It’s the 11th February 2010 and I’m sitting at my kitchen table working distractedly (always distractedly) on my PhD thesis. My phone buzzes and it’s a message from my husband, “have you seen the news?” What news? I turn up the radio from its usual background-just-for-company-hum and hear the headlines announcing that Alexander McQueen has died. I sit there in shock; cold extends up my fingers and blood drains from my face. I check the Internet for news because I can’t believe it. I cry on and off for the rest of the day.
I go upstairs and immerse myself in my wardrobe, seeking out the 2003 canary yellow cashmere shrug and tasselled belt that conjured up the two sides of Irere, the 2006 black liquid silk top I had worn to gigs and felt bulletproof in, the 2001 tweed and leather strapping coat that I stood taller to stride in, the 2005 prototype leather jacket covered in McQueen’s red pen and stuck on patterns that I loved to marvel at. In amongst the humdrum of my everyday wardrobe were gems of perfect tailoring and pattern cutting; items of clothing made from material so beautiful, so wonderful to feel and to examine. Clothes that offered me a protection on days, many days, when I wanted just a little something extra, an additional layer of skin when mine alone felt too vulnerable.
In the days that follow my usual searches for McQueen heighten and in particular I focus on the Fall 2006 The Widows of Culloden collection of quintessential English tailoring that drew in part from McQueen’s Scottish heritage and the concept of flight. From structure to subversion to freedom; the desire to drop everything and flee somewhere else has always been at my core. In this collection was McQueen’s love for heritage, tailoring, eccentricity, fierce strength and the delicacy of decay. I understand it all. The eagle skull headpiece, designed by Shaun Leane sums it all up; falconry birds, so graceful in flight, captured in their final form. I tell my father about it in a gust of emotion.
My usual flight reaction is in full swing as I leave for Portugal a couple of days later having just turned 30. I am facing, if not writers block then, a kind of PhD inertia that comes from feeling so overwhelmed by the 90,000 words I know need to be written. Leaving on a plane to be somewhere without the daily distractions is my default solution to these periods but this time my father is joining me. Not as a hanger-on to enjoy the winter sun but as my theoretical consultant, sparring partner and emotional strength.

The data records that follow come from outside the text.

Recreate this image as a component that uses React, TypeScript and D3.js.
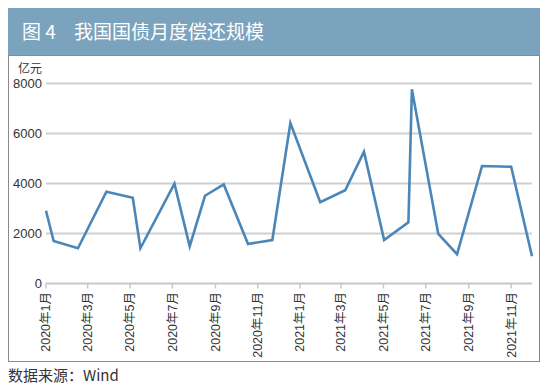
import React from 'react';
import * as d3 from 'd3';

// observation dates and repayment amounts (亿元)
const dates = [
    '2020-01-01', '2020-01-12', '2020-02-16', '2020-03-28', '2020-05-05', '2020-05-16',
    '2020-07-04', '2020-07-26', '2020-08-17', '2020-09-13', '2020-10-18', '2020-11-22',
    '2020-12-18', '2021-01-30', '2021-03-07', '2021-04-03', '2021-05-02', '2021-06-06',
    '2021-06-11', '2021-07-19', '2021-08-15', '2021-09-20', '2021-11-01', '2021-12-01',
];
const values = [
    2910, 1700, 1410, 3670, 3430, 1410,
    3990, 1490, 3510, 3960, 1580, 1740,
    6420, 3250, 3730, 5270, 1740, 2450,
    7770, 1980, 1170, 4700, 4670, 1090,
];
const yTicks = [0, 2000, 4000, 6000, 8000];

const parse = d3.timeParse('%Y-%m-%d');
const points = dates.map((d, i) => ({ date: parse(d) as Date, value: values[i] }));

const FONT = '"Liberation Sans", "Noto Sans CJK SC", sans-serif';
const CJK = '"Noto Sans CJK SC", sans-serif';

export default function App() {
    const width = 550;
    const height = 389;
    const plot = { left: 46, right: 532, top: 83.5, bottom: 283.5 };

    const x = d3.scaleTime()
        .domain([new Date(2020, 0, 1), new Date(2021, 11, 1)])
        .range([plot.left, plot.right]);
    const y = d3.scaleLinear().domain([0, 8000]).range([plot.bottom, plot.top]);

    const xTicks = x.ticks(d3.timeMonth.every(2) as d3.TimeInterval)
        .filter(d => d < new Date(2021, 11, 1));
    const fmt = (d: Date) => `${d.getFullYear()}年${d.getMonth() + 1}月`;

    const line = d3.line<{ date: Date; value: number }>()
        .x(d => x(d.date))
        .y(d => y(d.value));

    return (
        <div style={{ position: 'absolute', left: 0, top: 0 }}>
            <svg width={width} height={height} style={{ display: 'block', background: '#fff' }}>
                {/* title bar */}
                <rect x={8} y={8} width={532} height={47} fill="#7BA3BE" />
                <text x={22} y={39} fill="#fff" fontSize={19} fontFamily={CJK}>图 4</text>
                <text x={74} y={39} fill="#fff" fontSize={19} fontFamily={CJK}>我国国债月度偿还规模</text>

                {/* frame */}
                <rect x={8.5} y={55.5} width={531} height={306} fill="none" stroke="#8a8a8a" strokeWidth={1} />

                {/* grid + y labels */}
                {yTicks.map(t => (
                    <g key={t}>
                        {t > 0 && (
                            <line x1={plot.left} x2={plot.right} y1={y(t)} y2={y(t)} stroke="#cfcfcf" strokeWidth={2} />
                        )}
                        <text x={42} y={y(t)} dy="0.35em" textAnchor="end" fontSize={13} fill="#333" fontFamily={FONT}>{t}</text>
                    </g>
                ))}
                <text x={42} y={73} textAnchor="end" fontSize={12} fill="#333" fontFamily={CJK}>亿元</text>

                {/* x axis */}
                <line x1={plot.left} x2={plot.right} y1={plot.bottom} y2={plot.bottom} stroke="#c8c8c8" strokeWidth={2} />
                {xTicks.map(t => (
                    <g key={t.getTime()} transform={`translate(${x(t)},${plot.bottom})`}>
                        <line y1={0} y2={5} stroke="#c8c8c8" strokeWidth={1.5} />
                        <text transform="rotate(-90)" x={-8.5} y={0} dy="0.35em" textAnchor="end" fontSize={12.5} fill="#333" fontFamily={FONT}>
                            {fmt(t)}
                        </text>
                    </g>
                ))}

                {/* series */}
                <path d={line(points) || ''} fill="none" stroke="#4A86B8" strokeWidth={2.6} strokeLinejoin="miter" />

                {/* source */}
                <text x={8} y={381} fontSize={15} fill="#333" fontFamily='"Noto Sans CJK SC", "Liberation Sans", sans-serif'>数据来源：Wind</text>
            </svg>
        </div>
    );
}
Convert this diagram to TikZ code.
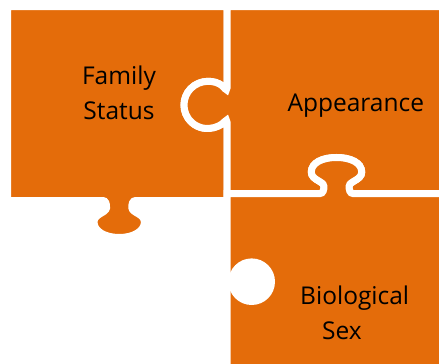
\documentclass[tikz,border=0pt]{standalone}
\usepackage{fontspec}
\setmainfont{Open Sans}
\definecolor{puzzle}{HTML}{E46C0A}
\begin{document}
\begin{tikzpicture}[x=1pt,y=-1pt,
	piece/.style={fill=puzzle,draw=white,line width=7pt},
	piecetext/.style={font=\fontsize{24.5}{35}\selectfont,inner sep=0pt},
	vseam/.style={insert path={[rounded corners=4pt] -- (227,91.9)
		arc[start angle=-33.9,end angle=-326.1,radius=23.5] -- (227,150) [sharp corners]}},
	hseam/.style={insert path={-- (320,193.5)
		.. controls (323,193.5) and (324.2,190) .. (323.8,186)
		.. controls (323.3,181) and (311.3,180) .. (311.3,172)
		.. controls (311.3,163) and (322,157.5) .. (336.5,157.5)
		.. controls (351,157.5) and (361.7,163) .. (361.7,172)
		.. controls (361.7,180) and (349.7,181) .. (349.2,186)
		.. controls (348.8,190) and (350,193.5) .. (353,193.5) -- (445,193.5)}}]
\useasboundingbox (0,0) rectangle (439,364);
\clip (0,0) rectangle (439,364);
% top left piece, tab at the bottom
\draw[piece] (7.5,6.5) -- (227,6.5) [vseam] -- (227,200.5) -- (135.7,200.5)
	.. controls (132.7,200.5) and (131.5,204) .. (131.9,208)
	.. controls (132.4,213) and (144.4,214) .. (144.4,222)
	.. controls (144.4,231) and (133.7,237.5) .. (119.2,237.5)
	.. controls (104.7,237.5) and (94,231) .. (94,222)
	.. controls (94,214) and (106,213) .. (106.5,208)
	.. controls (106.9,204) and (105.7,200.5) .. (102.7,200.5)
	-- (7.5,200.5) -- cycle;
% top right piece
\draw[piece] (227,6.5) [vseam] -- (227,193.5) [hseam] -- (445,6.5) -- cycle;
% bottom right piece, hole on the left
\draw[piece] (227,193.5) [hseam] -- (445,370) -- (227,370) -- cycle;
\fill[white] (251.7,281.7) circle[radius=23.3];
\path
	(119,92.4) node[piecetext,align=center] (family) {Family\\Status}
	(355.8,111.7) node[piecetext,anchor=base] (appearance) {Appearance}
	(300,313.2) node[piecetext,align=left,anchor=west] (biosex) {Biological\\\hspace*{22pt}Sex};
\end{tikzpicture}
\end{document}
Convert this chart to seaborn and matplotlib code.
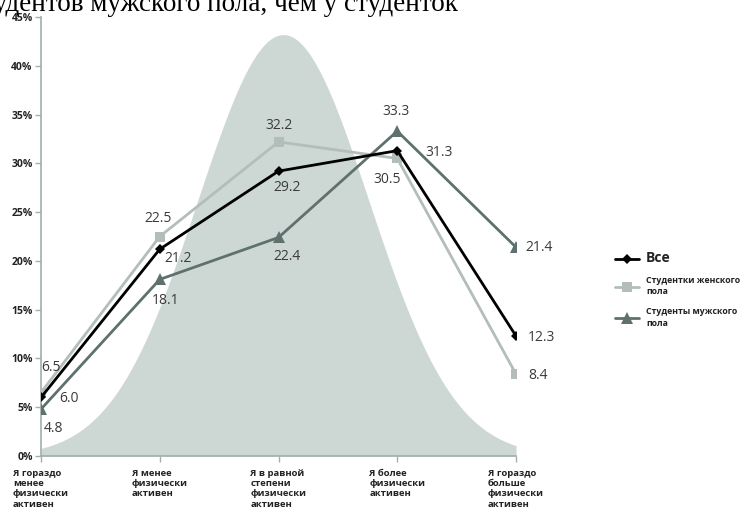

We meet at Faro airport and take a taxi to a modest hotel that makes off season Albufeira seem almost typically Portuguese quaint were it not for the very British all inclusive guests. It does not matter for we have adjacent rooms with balconies that mean we can gaze out over the sea as we talk over the theoretical sticking points of my research. As we unpack he gives me a familiar looking grey bag which contains two beautiful Alexander McQueen scarves that my mother has chosen for us. I decide on one and feel extremely lucky; it is a chiffon burgundy silk with gold Paisley skulls. Down by the poolside we drink dreadful hotel coffee into which we tip a generous measure of brandy before heading into the old town for lunch.
At a lovely harbour side restaurant we sit outside in the pale sun, picking out fresh prawns from their shells and drink sublimely crisp vino verde. Over more brandy he gives me another grey bag tied with satin ribbon. On the bag is embossed the name “Shaun Leane” and my eyes flash up to his in shock and surprise. He is smiling at me mischievously. Inside is a firm grey box and inside that, resting on grey velvet is the eagle necklace.
It is a perfect rendition made in miniature of the eagle skull from McQueen’s 2006 collection. Delicate, highly polished silver that looks almost innocuous until one realises what it is and the slight sting from the sharpness of its beak is felt. It is beguilingly wonderful; it is structure, subversion and freedom, and it is given with total love.
Ten years on and my adoration of all things Shaun Leane has grown. I wear his pieces most days for, like McQueen’s clothes, Leane’s jewellery forms “a patina of armour to shield [me] from danger” (Wilson, 2015) and they are beautiful. Most of all, his pieces remind me of my father; the protection, love and strength he enveloped me in.